Yeah, it’s coming out in September. Sort of crime fiction, sort of noir. It’s gonna be fun, there’s dead bodies!

Not that dead bodies are fun, for anyone reading this.

Dead bodies are only fun in fiction, otherwise they’re not fun at all.

So does that mean you’re currently working on something other than that sort of thriller-mystery?

Yeah, I’m writing poetry right now, and I haven’t written poetry in about 15 years. This is what the Kuldip Gill Writing Fellowship is allowing me to do. I’m so thrilled that someone’s allowing me to write poetry. And I’m working on non-fiction right now, mostly cultural criticism, which is also pretty cool.

I’ve done short articles here and there, and I did work in newspapers and magazines. I’ve been doing that on and off my whole working life, but now, because I wrote those novels, people are allowing me to write the non-fiction I actually want to write. Which is a great gift. Most of my non-fiction has to do with pop culture and how it relates to race and gender.

What exactly do you mean by cultural criticism?

For example, one of the things I’ve been working on for about a year is a book about My Own Private Idaho by Gus Van Sant. That movie came out in 1991 when I was 15, and it kinda heralded the beginning of what most people understand as the grunge era, like Kurt Cobain and Nirvana and stuff. But it did it in a sort of international way, and brought it into the mainstream. Grunge was like my church and ideology at that age. So I’m writing this book about that film, but really it’s about the whole ‘90s cult of the alternative, the outsider culture that became mainstream culture, and how that affected a whole generation of people.

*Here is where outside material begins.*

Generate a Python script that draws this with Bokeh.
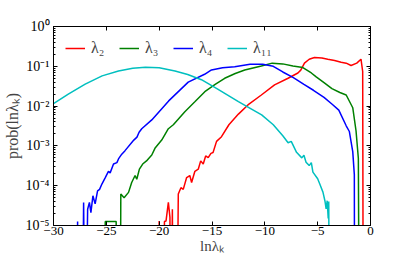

And I’m kind of percolating an idea about women in hip hop, how that has an effect on mainstream femininity.  

There are so many pop and hip hop stars and I’m probably wrong about this, but I feel like there’s a more diverse range of voices than before.

Oh yeah, I think so. If you want to boil it down, one of the most fascinating things to me was that, weirdly, journalists would ask singers like Katy Perry and Taylor Swift if they were feminists. And every time they would ask this, every pop star would have a different answer. It would be, “Yes, I am a feminist,” or, “No, I’m not a feminist,” and it was fascinating to me to try to figure out, why yes? And why no? What were the defining factors there? If we look at pop stars like Katy Perry and Taylor Swift, the very mainstream singers, their range of femininity is quite large. But if we look at female hip hop musicians, their range of femininity is quite a lot narrower. They’re a lot more … badass. Hip hop is like protest music ultimately, and it’s interesting and fascinating to me. I mean, I’m about the same age as rap, and what did that do to me? What did Queen Latifah do for me?

Lee will be hosting writers’ workshops at 1 p.m. on February 23 and at 10:45 a.m. March 21, as well as a reading of her work at 12 p.m. on March 8. All of these events will take place in the SUB’s Great Hall, and all students are invited to attend.

This interview has been edited for length and clarity.